Have you ever looked at facebook or Instagram and it feels like everyone is younger than you, has a better life, better behaved children etc etc? I know I have. I am a nightmare for worrying that I am not good enough and so and so from school looks much better than me now or Julie is always on holiday and I am not, I could go on and on but their lives aren’t the true depiction (apart from Julie, she is always on holiday!) I mean who would honestly put their bad shit on facebook. Take me for example, today I look awful, greasy hair, no makeup, scruffy clothes, working. Do you really think I would pop that image out on social media? Nope, but get me dressed up for a night out, with good lighting and I will be sharing those pictures willy nilly!

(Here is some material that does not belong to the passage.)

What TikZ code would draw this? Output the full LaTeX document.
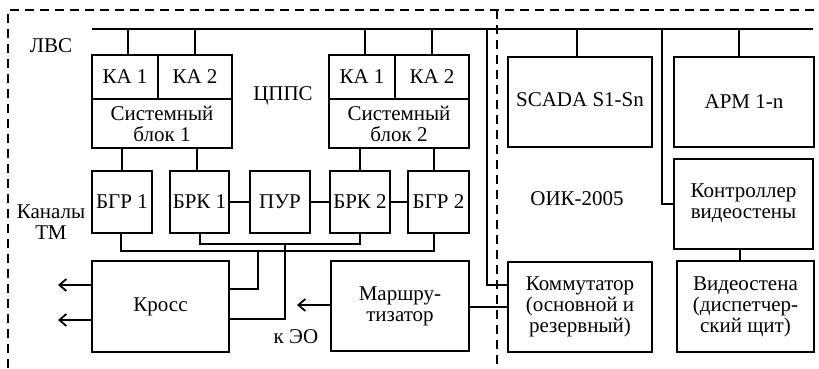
\documentclass[tikz,border=0pt]{standalone}
\usepackage{fontspec}
\setmainfont{Liberation Serif}
\usetikzlibrary{arrows.meta}
\begin{document}
\begin{tikzpicture}[x=1pt,y=-1pt,
  ln/.style={line width=2pt},
  box/.style={draw,line width=2pt,rectangle,inner sep=0pt,align=center,font=\fontsize{21}{21}\selectfont},
  lbl/.style={inner sep=0pt,align=center,font=\fontsize{21}{21}\selectfont},
  dsh/.style={line width=1.8pt,dash pattern=on 9pt off 6pt},
  arr/.style={line width=2pt,-{Straight Barb[length=7pt,width=12pt,line width=1.8pt]}}]
\useasboundingbox (0,0) rectangle (819,368);
% dashed frame
\draw[dsh] (8,368) -- (8,10) -- (819,10);
\draw[dsh] (497,10) -- (497,368);
% bus
\coordinate (busL) at (92,29);
\coordinate (busR) at (813,29);
\draw[ln] (busL) -- (busR);
% block 1
\node[box,minimum width=66pt,minimum height=44pt] (ka11) at (125,77) {КА 1};
\node[box,minimum width=74pt,minimum height=44pt] (ka12) at (195,77) {КА 2};
\node[box,minimum width=140pt,minimum height=49pt] (sys1) at (162,123.5) {Системный\\блок 1};
% block 2
\node[box,minimum width=66pt,minimum height=44pt] (ka21) at (362,77) {КА 1};
\node[box,minimum width=74pt,minimum height=44pt] (ka22) at (432,77) {КА 2};
\node[box,minimum width=140pt,minimum height=49pt] (sys2) at (399,123.5) {Системный\\блок 2};
% small boxes
\node[box,minimum width=60pt,minimum height=62pt] (bgr1) at (122,202) {БГР 1};
\node[box,minimum width=59pt,minimum height=62pt] (brk1) at (199.5,202) {БРК 1};
\node[box,minimum width=60pt,minimum height=62pt] (pur) at (280,202) {ПУР};
\node[box,minimum width=60pt,minimum height=62pt] (brk2) at (360,202) {БРК 2};
\node[box,minimum width=61pt,minimum height=62pt] (bgr2) at (438.5,202) {БГР 2};
% bottom boxes
\node[box,minimum width=137pt,minimum height=91pt] (kross) at (160.5,306.5) {Кросс};
\node[box,minimum width=138pt,minimum height=90pt] (marsh) at (400,306) {Маршру-\\тизатор};
\node[box,minimum width=144pt,minimum height=90pt] (kom) at (580,307) {Коммутатор\\(основной и\\резервный)};
% right boxes
\node[box,minimum width=144pt,minimum height=90pt] (scada) at (580,102) {\raisebox{5pt}{SCADA S1-Sn}};
\node[box,minimum width=140pt,minimum height=90pt] (arm) at (744,102) {АРМ 1-n};
\node[box,minimum width=139pt,minimum height=90pt] (ctrl) at (743.5,204) {\raisebox{3pt}{\begin{tabular}{@{}c@{}}Контроллер\\видеостены\end{tabular}}};
\node[box,minimum width=137pt,minimum height=91pt] (vid) at (745.5,306.5) {Видеостена\\(диспетчер-\\ский щит)};
% labels
\node[lbl] (lvs) at (51,46) {ЛВС};
\node[lbl] (cpps) at (283,96) {ЦППС};
\node[lbl] (kanaly) at (51,222) {Каналы\\ТМ};
\node[lbl] (keo) at (296,337) {к ЭО};
\node[lbl] (oik) at (577,199) {ОИК-2005};
% bus drops
\draw[ln] ([xshift=3pt]ka11.north) -- ([xshift=3pt]ka11.north |- busL);
\draw[ln] (ka12.north) -- (ka12.north |- busL);
\draw[ln] ([xshift=3pt]ka21.north) -- ([xshift=3pt]ka21.north |- busL);
\draw[ln] (ka22.north) -- (ka22.north |- busL);
\draw[ln] ([xshift=-3pt]scada.north) -- ([xshift=-3pt]scada.north |- busL);
\draw[ln] ([xshift=-5pt]arm.north) -- ([xshift=-5pt]arm.north |- busL);
\coordinate (t1) at (662,29);
\coordinate (t2) at (487,29);
\draw[ln] (t1) |- (ctrl.west);
\draw[ln] (t2) |- ([yshift=22pt]kom.west);
\draw[ln] (marsh.east |- kom.west) -- (kom.west);
\draw[ln] ([xshift=-3.5pt]ctrl.south) -- ([xshift=-3.5pt]ctrl.south |- vid.north);
% system block to small boxes
\draw[ln] (bgr1.north) -- (bgr1.north |- sys1.south);
\draw[ln] ([xshift=-2.5pt]brk1.north) -- ([xshift=-2.5pt]brk1.north |- sys1.south);
\draw[ln] (brk2.north) -- (brk2.north |- sys2.south);
\draw[ln] ([xshift=-4.5pt]bgr2.north) -- ([xshift=-4.5pt]bgr2.north |- sys2.south);
% horizontal links
\draw[ln] (brk1.east) -- (pur.west);
\draw[ln] (pur.east) -- (brk2.west);
\draw[ln] (brk2.east) -- (bgr2.west);
% lower buses
\draw[ln] ([xshift=-1pt]bgr1.south) -- ++(0,17) -| ([xshift=-4.5pt]bgr2.south);
\draw[ln] (brk1.south) -- ++(0,10) -| (brk2.south);
\coordinate (jA) at (258,250);
\coordinate (jB) at (285,243);
\draw[ln] (jA) |- ([yshift=17.5pt]kross.east);
\draw[ln] (jB) |- ([yshift=-12.5pt]kross.east);
% arrows
\draw[arr] ([yshift=21.5pt]kross.west) -- ++(-33,0);
\draw[arr] ([yshift=-13.5pt]kross.west) -- ++(-33,0);
\draw[arr] ([yshift=1pt]marsh.west) -- ++(-33,0);
\end{tikzpicture}
\end{document}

It’s like that in real life too, some people have it better and manage better and some don’t. If we endlessly compare ourselves to others then we are constantly look at what it wrong in our lives and building guilt and resentment.

Be proud of yourself

What little thing did you do today that made you feel good? What did you do that you hadn’t done before? Have you managed a drive you were worried about. Did you get the kids out to school on time? Did you remember to eat breakfast? Did you manage to get the work done you needed to?

Take a little bit of time out of your day, sit down and relax, grab a coffee, light a candle listen to music, whatever floats your boat really and then have a good old think about what YOU have achieved today or this week or whenever. Think about that moment when you made someone feel special, when you baked that cake, when you said no and stood up for yourself or whatever makes you feel proud of yourself and give yourself a pat on your back. Try focusing on the positives about yourself at least once a day and see how that feels. Because you should be proud of yourself.

Much love,

Bxx

2 thoughts on “Let’s talk about self esteem and looking after yourself

  1. Lovely post. And to add onto these great tips, I’d like to say that you should do things that are hard FOR YOU. Having done such things really does fill me up with more self-esteem for the rest of the day. Then tomorrow I do it again.

    The caveat is that the hard thing needs to be meaningful. So simply jumping off a cliff isn’t going to work if it’s not a value that matters to me.

    Anyway, thanks for this post!

    Like

    1. Thanks Stuart, I agree. This helps with anxiety too, learning to face your fears and overcome them is such a boost!